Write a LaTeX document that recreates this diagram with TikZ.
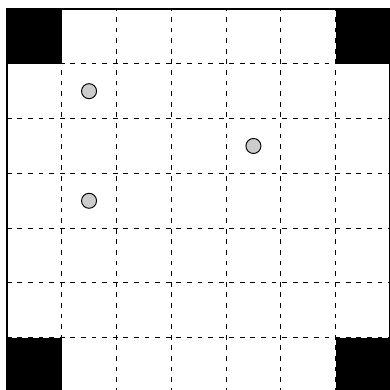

==

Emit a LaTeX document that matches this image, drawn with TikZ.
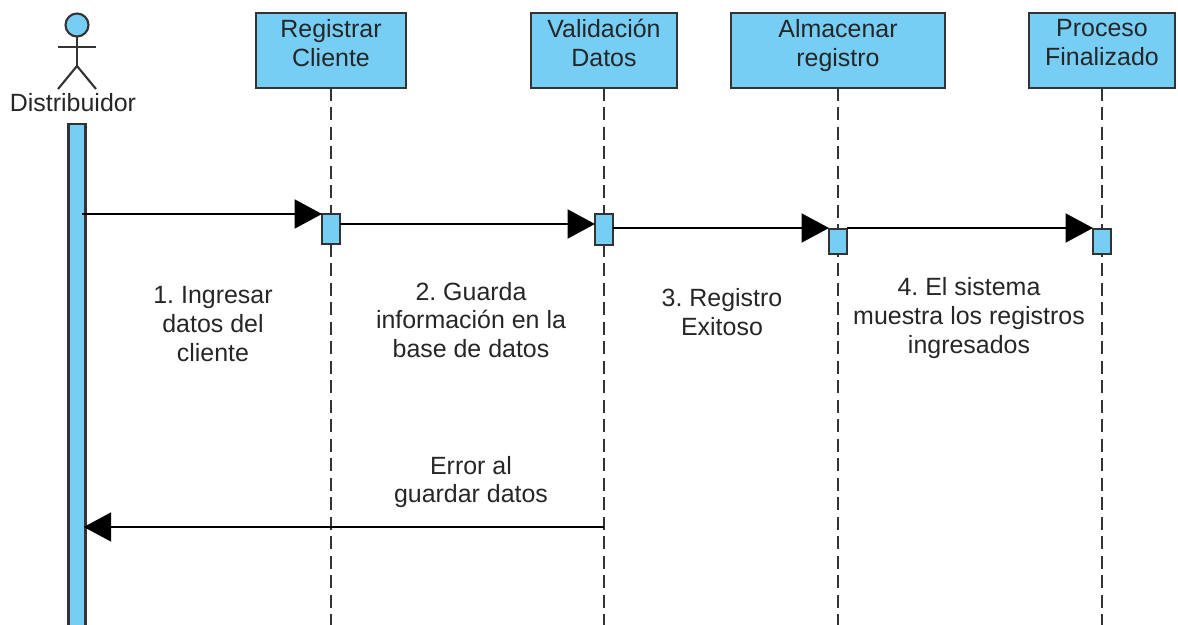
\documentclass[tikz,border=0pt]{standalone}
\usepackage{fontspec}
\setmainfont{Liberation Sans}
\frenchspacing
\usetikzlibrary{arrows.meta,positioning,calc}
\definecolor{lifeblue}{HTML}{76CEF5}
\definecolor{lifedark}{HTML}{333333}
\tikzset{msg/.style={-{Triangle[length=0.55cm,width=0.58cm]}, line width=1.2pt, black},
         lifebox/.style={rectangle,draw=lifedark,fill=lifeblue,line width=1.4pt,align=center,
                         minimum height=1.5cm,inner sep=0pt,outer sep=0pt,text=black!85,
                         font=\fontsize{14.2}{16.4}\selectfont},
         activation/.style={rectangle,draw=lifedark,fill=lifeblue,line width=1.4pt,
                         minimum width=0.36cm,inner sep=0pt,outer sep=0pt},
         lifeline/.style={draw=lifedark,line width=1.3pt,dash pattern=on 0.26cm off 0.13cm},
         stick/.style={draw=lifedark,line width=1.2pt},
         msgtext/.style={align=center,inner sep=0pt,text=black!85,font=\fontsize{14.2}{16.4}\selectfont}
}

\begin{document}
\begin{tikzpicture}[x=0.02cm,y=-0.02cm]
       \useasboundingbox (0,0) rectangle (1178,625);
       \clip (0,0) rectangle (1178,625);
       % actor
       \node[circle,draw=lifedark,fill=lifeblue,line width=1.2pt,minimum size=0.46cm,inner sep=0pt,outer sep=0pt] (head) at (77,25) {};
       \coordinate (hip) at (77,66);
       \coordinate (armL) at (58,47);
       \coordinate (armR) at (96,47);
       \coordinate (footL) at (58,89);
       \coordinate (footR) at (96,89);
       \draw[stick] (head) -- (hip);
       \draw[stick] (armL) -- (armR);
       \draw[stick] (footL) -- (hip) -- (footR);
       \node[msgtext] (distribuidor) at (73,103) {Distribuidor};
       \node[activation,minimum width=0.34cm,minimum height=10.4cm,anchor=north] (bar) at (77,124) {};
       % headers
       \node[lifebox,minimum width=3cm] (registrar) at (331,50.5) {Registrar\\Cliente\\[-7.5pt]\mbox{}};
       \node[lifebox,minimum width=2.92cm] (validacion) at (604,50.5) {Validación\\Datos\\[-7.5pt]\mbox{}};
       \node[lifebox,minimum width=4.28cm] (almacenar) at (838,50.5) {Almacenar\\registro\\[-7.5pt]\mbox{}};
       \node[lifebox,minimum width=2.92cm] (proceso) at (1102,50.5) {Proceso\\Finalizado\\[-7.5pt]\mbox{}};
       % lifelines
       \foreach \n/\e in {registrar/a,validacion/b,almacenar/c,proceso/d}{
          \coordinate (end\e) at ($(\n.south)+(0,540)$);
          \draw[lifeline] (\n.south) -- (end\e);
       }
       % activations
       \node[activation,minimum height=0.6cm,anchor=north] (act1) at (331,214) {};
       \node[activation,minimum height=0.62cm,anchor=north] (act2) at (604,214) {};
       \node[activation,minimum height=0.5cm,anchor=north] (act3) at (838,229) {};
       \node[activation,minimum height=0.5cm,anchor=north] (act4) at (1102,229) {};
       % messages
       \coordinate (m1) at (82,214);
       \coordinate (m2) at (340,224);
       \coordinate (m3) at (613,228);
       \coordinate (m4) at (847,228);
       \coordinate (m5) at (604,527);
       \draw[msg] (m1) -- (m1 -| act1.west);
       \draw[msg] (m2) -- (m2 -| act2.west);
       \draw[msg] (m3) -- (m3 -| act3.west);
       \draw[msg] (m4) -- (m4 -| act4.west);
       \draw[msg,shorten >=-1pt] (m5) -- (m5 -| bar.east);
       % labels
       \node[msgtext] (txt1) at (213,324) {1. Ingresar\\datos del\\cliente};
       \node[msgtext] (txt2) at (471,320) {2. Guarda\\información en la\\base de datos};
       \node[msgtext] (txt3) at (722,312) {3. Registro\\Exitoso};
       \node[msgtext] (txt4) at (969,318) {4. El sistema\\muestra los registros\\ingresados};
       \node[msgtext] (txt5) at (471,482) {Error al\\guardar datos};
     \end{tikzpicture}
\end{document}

### [Stated exercise]
Say how many lines of the data include the word "LaTeX". Respond with the number alone.

### [Output of the task]
2